Broker David Lloyd Barber and Madison Avenue Securities to pay all fees, costs.

An all-public Finra arbitration panel has awarded a San Diego, Calif., investor the entire amount of her claim — $1.67 million in compensatory and punitive damages — against broker David Lloyd Barber and his firm, Madison Avenue Securities.

Mr. Barber was ordered to pay Donna Gambee $1.2 million of the compensatory and punitive damages, while Madison Avenue Securities was ordered to pay the remainder, the Financial Industry Regulatory Authority Inc. said in an award notice. In addition, the panel awarded Ms. Gambee attorneys’ fees of almost $868,000 and costs of more than $44,000, to be paid jointly by Mr. Barber and his firm, which is based in San Diego.

The panel found the defendants liable for churning, unauthorized trading, unsuitable trading, breach of fiduciary duty and failure to supervise.

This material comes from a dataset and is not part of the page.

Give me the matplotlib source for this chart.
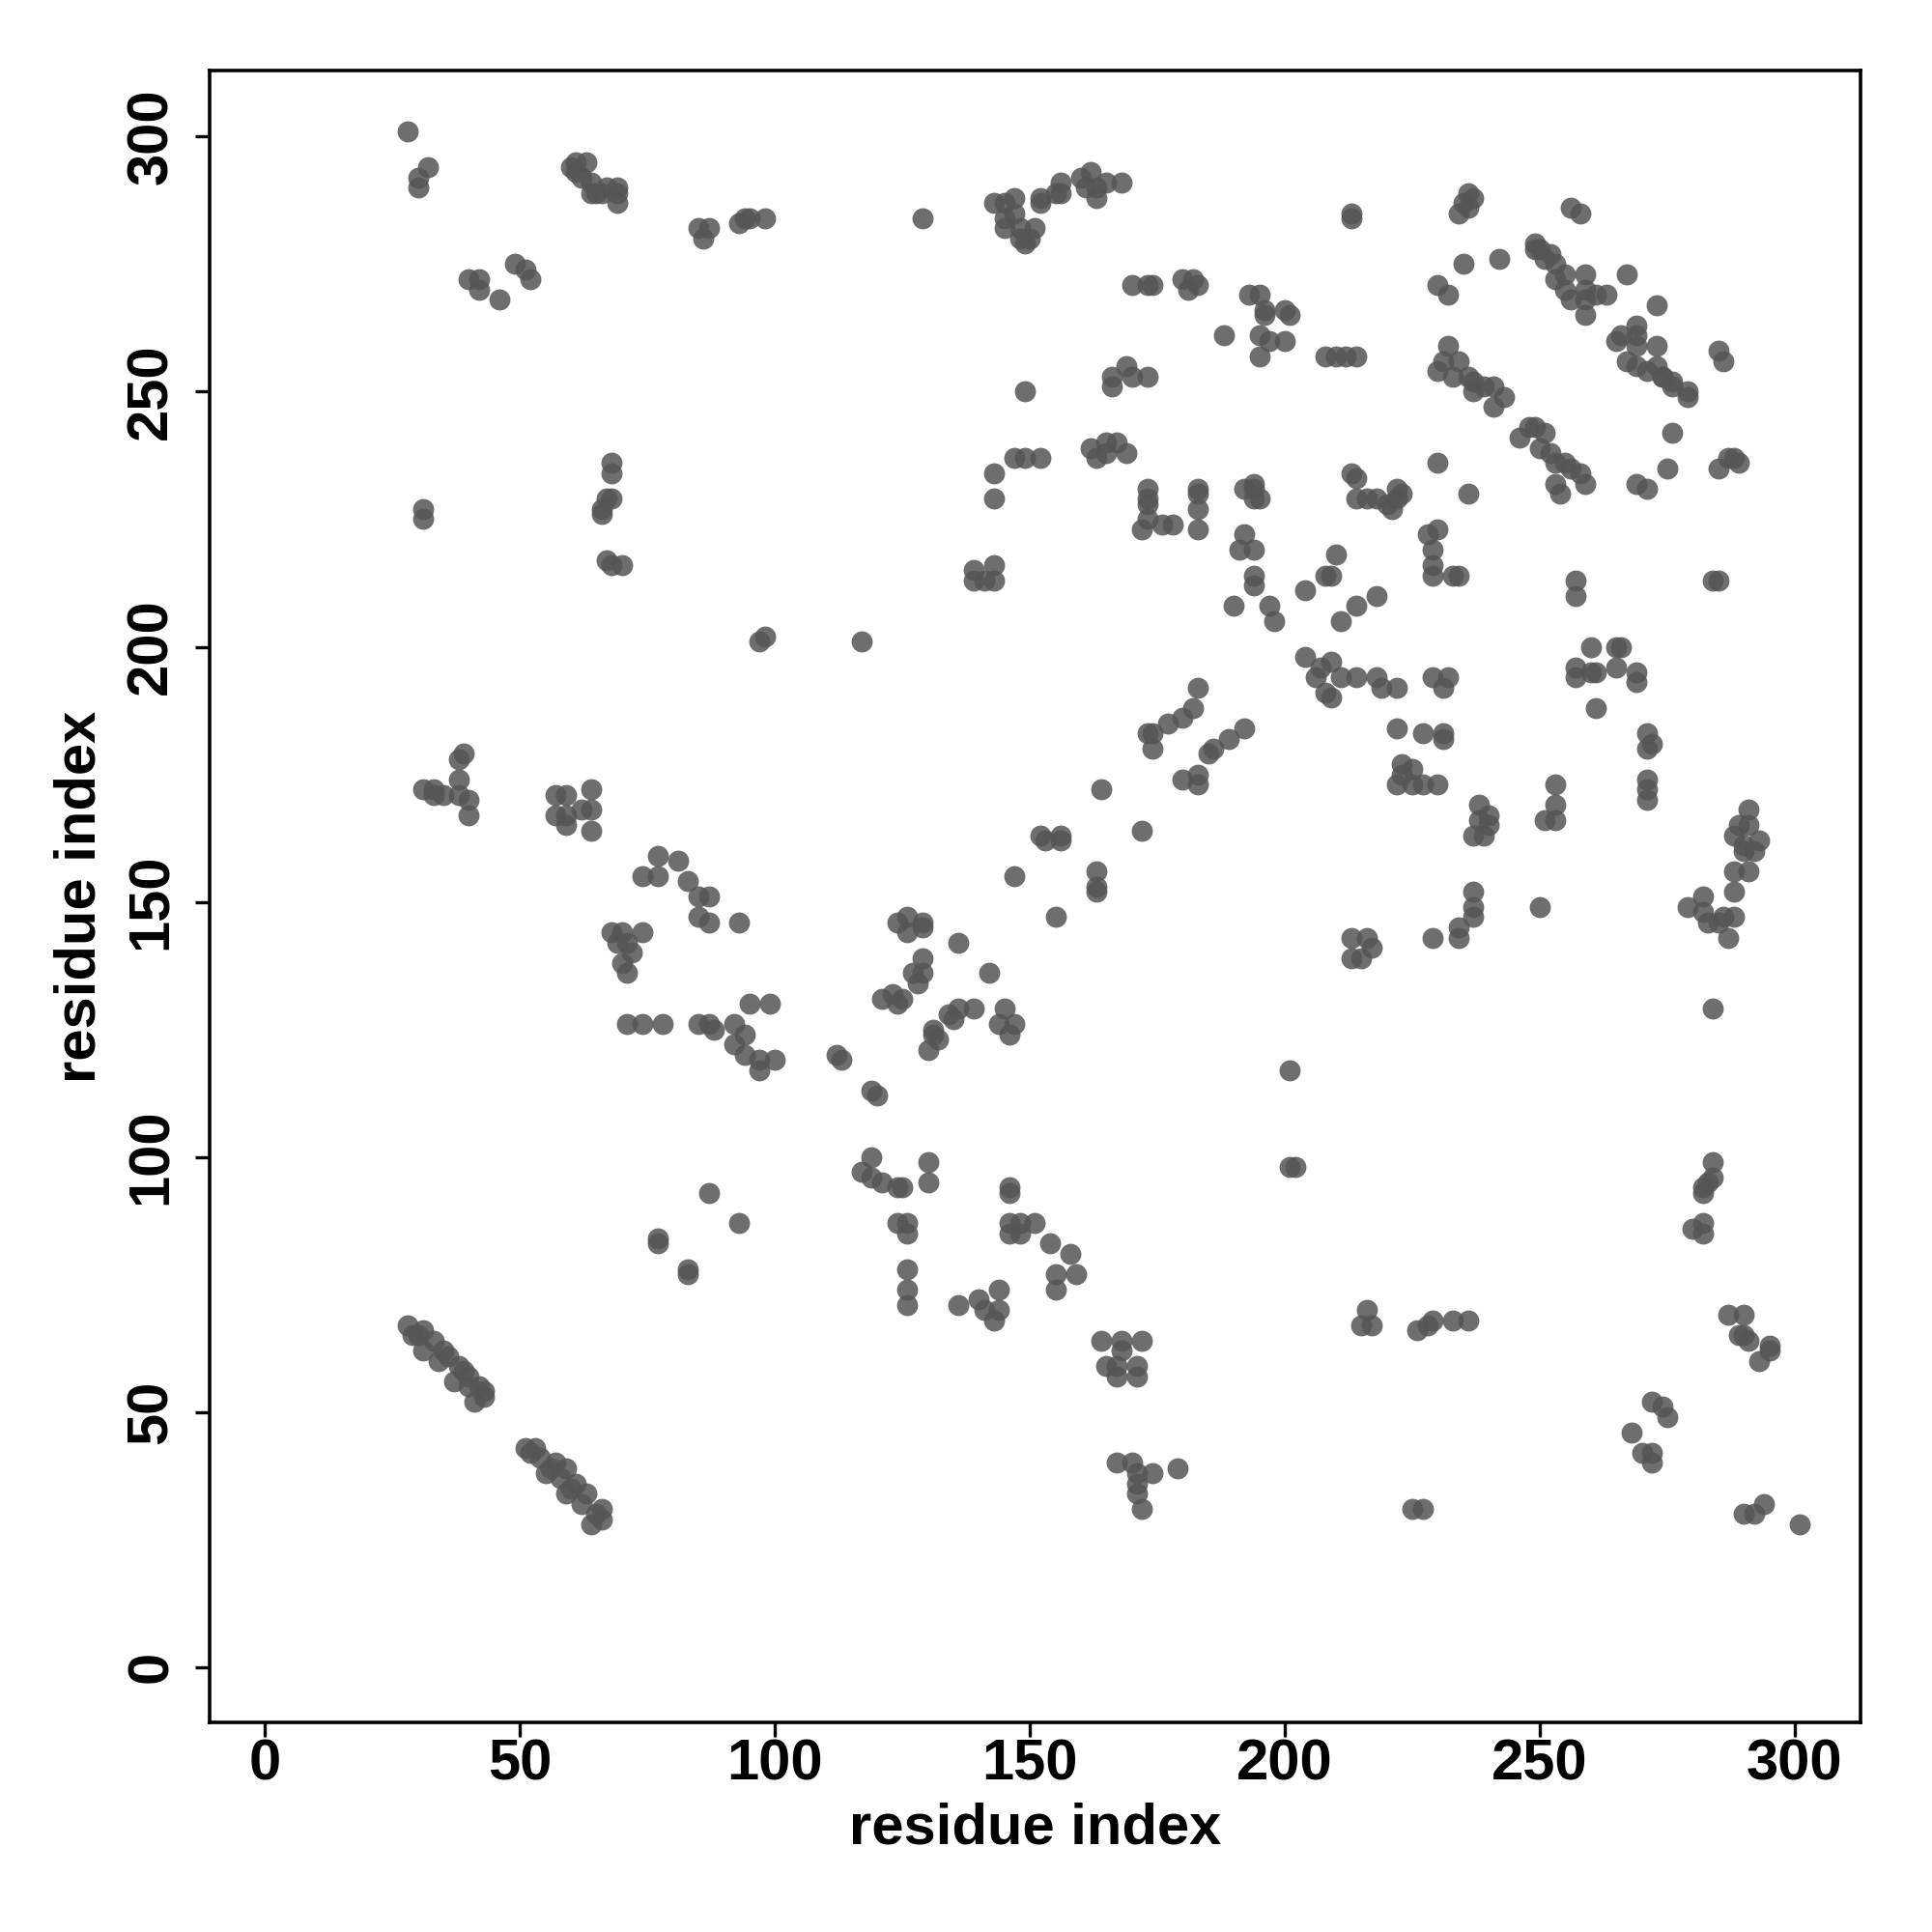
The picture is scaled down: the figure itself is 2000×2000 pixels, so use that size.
import matplotlib
matplotlib.use("Agg")
import matplotlib.pyplot as plt

# residue-pair contacts (i, j)
residue_i = [
    28, 32, 30, 30, 60, 61, 63, 62, 61, 64, 64, 65, 66, 69, 69, 69, 67, 85, 87, 86,
    93, 94, 95, 98, 40, 42, 42, 46, 49, 51, 52, 31, 31, 68, 68, 67, 66, 66, 68, 67, 68, 70,
    129, 143, 145, 147, 145, 145, 148, 151, 148, 149, 150, 147, 152, 152, 156, 156, 155,
    160, 162, 163, 165, 163, 161, 168, 170, 173, 174, 180, 182, 183, 181,
    193, 195, 196, 196, 200, 201, 188, 195, 195, 197, 200, 208, 149,
    166, 166, 169, 170, 173, 141, 139, 139, 143, 143, 143, 143, 147, 149, 152,
    162, 163, 165, 167, 169, 165, 173, 173, 172, 176, 178, 173, 173, 183, 183, 183, 183,
    194, 194, 194, 195, 192, 192, 194, 191, 194, 194, 197, 204, 208, 190, 198,
    213, 213, 235, 236, 237, 236, 234, 256, 258,
    249, 250, 252, 253, 255, 253, 255, 256, 259, 259, 261, 263, 259, 249, 251,
    259, 267, 273, 235, 242, 230, 232, 269, 269, 269, 265, 266, 273,
    267, 269, 271, 273, 274, 276, 279, 279, 276, 274, 285, 286, 276,
    287, 288, 285, 289, 275, 269, 271,
    232, 231, 230, 234, 236, 237, 239, 241, 243, 241, 233, 237,
    248, 249, 251, 250, 252, 253, 255, 256, 258, 259, 254, 253, 246,
    230, 236, 213, 214, 214, 216, 218, 220, 221, 222, 223, 222,
    228, 230, 229, 229, 229, 234, 233, 210, 209, 218, 214, 211, 257, 257, 284, 285,
    210, 212, 214,
    39, 38, 38, 40, 40, 38, 31, 33, 35, 33, 57, 59, 57, 59, 59, 62, 64, 64, 64,
    77, 81, 74, 77, 83, 85, 87, 85, 87, 93, 68, 70, 74, 71, 72, 70, 71, 69,
    71, 74, 78, 85, 87, 88, 92, 94, 92, 94, 97, 97, 95, 97, 98,
    117, 183, 182, 180, 177, 174, 173, 174, 192, 189, 186, 185, 183, 180, 183,
    204, 207, 208, 206, 164, 172, 152, 156, 153, 156, 147, 163, 163, 163, 155,
    124, 126, 129, 129, 126, 136, 129, 127, 129, 128, 121, 123, 125, 124, 142,
    134, 136, 139, 135, 131, 132, 130, 131, 145, 144, 147, 146, 99, 100, 112, 113,
    119, 120, 201, 201, 202, 119, 117, 119, 121, 124, 125, 130, 130, 146,
    260, 265, 266, 257, 260, 261, 257, 265, 269, 269, 261, 271, 272, 271, 271, 271, 271,
    209, 209, 211, 214, 218, 219, 222, 229, 232, 231, 222, 227, 231, 231,
    223, 225, 222, 225, 227, 230, 223, 238, 240, 238, 237, 239, 240,
    253, 253, 251, 253, 237, 237, 237, 234, 234, 229, 250, 213, 216, 217, 213, 215,
    291, 289, 288, 291, 293, 292, 290, 288, 291, 288, 290,
    279, 282, 282, 283, 286, 288, 287, 285, 284, 284, 284, 282, 283,
    87, 93, 77, 77, 83, 83,
    28, 31, 29, 33, 35, 38, 40, 43, 41, 43, 34, 31, 37, 40, 30, 36, 39, 42,
    51, 53, 57, 59, 61, 63, 66, 66, 64, 55, 59, 62, 52, 54, 56, 58, 60, 65,
    126, 124, 126, 126, 126, 126, 136, 140, 141, 144, 144, 143, 146,
    146, 148, 151, 148, 146, 154, 158, 155, 159, 155,
    164, 168, 172, 168, 165, 167, 171, 171, 167,
    167, 170, 171, 174, 179, 171, 171, 172,
    282, 282, 280, 282, 216, 217, 215, 226, 229, 228, 233, 236,
    287, 290, 289, 291, 295, 293, 295, 290,
    272, 274, 275, 268, 270, 272, 272, 225, 227, 290, 292, 294, 301,
]
residue_j = [
    301, 294, 292, 290, 294, 295, 295, 292, 293, 291, 289, 289, 289, 290, 289, 287, 290, 282, 282, 280,
    283, 284, 284, 284, 272, 272, 270, 268, 275, 274, 272, 227, 225, 236, 234, 229, 227, 226, 229, 217, 216, 216,
    284, 287, 287, 288, 284, 282, 282, 282, 280, 279, 280, 285, 288, 287, 291, 289, 289,
    292, 293, 290, 291, 288, 290, 291, 271, 271, 271, 272, 272, 271, 270,
    269, 269, 266, 265, 266, 265, 261, 261, 257, 260, 260, 257, 250,
    253, 251, 255, 253, 253, 213, 215, 213, 216, 213, 234, 229, 237, 237, 237,
    239, 237, 240, 240, 238, 238, 231, 225, 223, 224, 224, 228, 229, 231, 230, 227, 223,
    232, 231, 229, 229, 231, 222, 219, 219, 214, 212, 208, 211, 214, 208, 205,
    285, 284, 287, 289, 288, 286, 285, 286, 285,
    279, 278, 277, 275, 273, 272, 270, 268, 268, 270, 269, 269, 265, 278, 276,
    273, 273, 267, 275, 276, 271, 269, 263, 261, 259, 260, 261, 259,
    256, 255, 254, 255, 253, 252, 250, 249, 251, 253, 258, 256, 242,
    237, 237, 235, 236, 235, 232, 231,
    259, 256, 254, 256, 253, 252, 251, 251, 249, 247, 253, 250,
    243, 243, 242, 239, 238, 236, 236, 235, 234, 232, 230, 232, 241,
    236, 230, 234, 233, 229, 229, 229, 228, 227, 231, 230, 229,
    222, 223, 219, 216, 214, 214, 214, 218, 214, 210, 208, 205, 213, 210, 213, 213,
    257, 257, 257,
    179, 178, 174, 170, 167, 171, 172, 172, 171, 171, 171, 171, 167, 167, 165, 168, 168, 172, 164,
    159, 158, 155, 155, 154, 151, 151, 147, 146, 146, 144, 144, 144, 142, 140, 138, 136, 142,
    126, 126, 126, 126, 126, 125, 126, 124, 122, 120, 119, 117, 130, 201, 202,
    201, 192, 188, 186, 185, 183, 183, 180, 184, 182, 180, 179, 175, 174, 173,
    198, 196, 191, 194, 172, 164, 163, 163, 162, 162, 155, 156, 153, 152, 147,
    146, 147, 146, 145, 144, 142, 139, 136, 136, 134, 131, 132, 131, 130, 136,
    128, 129, 129, 127, 125, 123, 121, 124, 129, 126, 126, 124, 130, 119, 120, 119,
    113, 112, 117, 98, 98, 100, 97, 96, 95, 94, 94, 99, 95, 94,
    200, 200, 200, 196, 195, 195, 194, 196, 195, 193, 188, 183, 181, 180, 174, 172, 170,
    197, 190, 194, 194, 194, 192, 192, 194, 194, 192, 184, 183, 183, 182,
    177, 176, 173, 173, 173, 173, 175, 169, 167, 166, 163, 163, 165,
    173, 169, 166, 166, 152, 149, 147, 145, 143, 143, 149, 143, 143, 141, 139, 139,
    168, 165, 163, 165, 162, 160, 160, 156, 156, 152, 161,
    149, 151, 148, 146, 147, 147, 143, 146, 129, 99, 96, 94, 95,
    93, 87, 84, 83, 78, 77,
    67, 66, 65, 64, 62, 59, 57, 54, 52, 53, 60, 62, 56, 55, 65, 61, 58, 55,
    43, 43, 40, 39, 36, 34, 31, 29, 28, 38, 34, 32, 42, 41, 39, 37, 35, 30,
    87, 87, 85, 78, 74, 71, 71, 72, 70, 74, 70, 68, 93,
    87, 87, 87, 85, 85, 83, 81, 77, 77, 74,
    64, 64, 64, 62, 59, 59, 59, 57, 57,
    40, 40, 38, 38, 39, 36, 34, 31,
    93, 87, 86, 85, 70, 67, 67, 66, 68, 67, 68, 68,
    69, 69, 65, 64, 63, 60, 62, 65,
    52, 51, 49, 46, 42, 42, 40, 31, 31, 30, 30, 32, 28,
]

x_ticks = [0, 50, 100, 150, 200, 250, 300]
y_ticks = [0, 50, 100, 150, 200, 250, 300]
axis_label = "residue index"

plt.rcParams['font.family'] = ['Liberation Sans', 'DejaVu Sans']

fig = plt.figure(figsize=(10, 10), dpi=200)
ax = fig.add_axes([0.1084, 0.1084, 0.8546, 0.8552])

n = min(len(residue_i), len(residue_j))
ax.scatter(residue_i[:n], residue_j[:n], s=62, color='#555555', alpha=0.85,
           linewidths=0, zorder=2)

ax.set_xlim(-10.9, 312.9)
ax.set_ylim(-10.9, 313.0)
ax.set_xticks(x_ticks)
ax.set_yticks(y_ticks)
ax.set_xticklabels([str(t) for t in x_ticks], fontsize=21.5, fontweight='bold')
ax.set_yticklabels([str(t) for t in y_ticks], fontsize=21.5, fontweight='bold',
                   rotation=90, va='center')
ax.tick_params(axis='both', direction='out', length=5.5, width=1.2, colors='black')
ax.tick_params(axis='x', pad=0.5)
ax.tick_params(axis='y', pad=6)
for sp in ax.spines.values():
    sp.set_linewidth(1.3)
    sp.set_color('black')

ax.set_xlabel(axis_label, fontsize=21.5, fontweight='bold', labelpad=4)
ax.set_ylabel(axis_label, fontsize=21.5, fontweight='bold', labelpad=7)

fig.savefig("out.png", dpi=200, facecolor='white')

In 2013, Finra suspended Mr. Barber for four months and fined him $25,000 for improperly receiving five loans totaling $867,000 from several of his clients when he was affiliated with Raymond James. He concealed the loans from Raymond James by routing them through an outside business he owned. Raymond James terminated him in 2011.

Mr. Barber then worked at First Midwest Securities and moved to Madison Avenue Securities in 2015. He began his career in 1986 at Birr Wilson and worked at Sutro, Crowell Weedon and Dain Rauscher before joining Raymond James in 2007.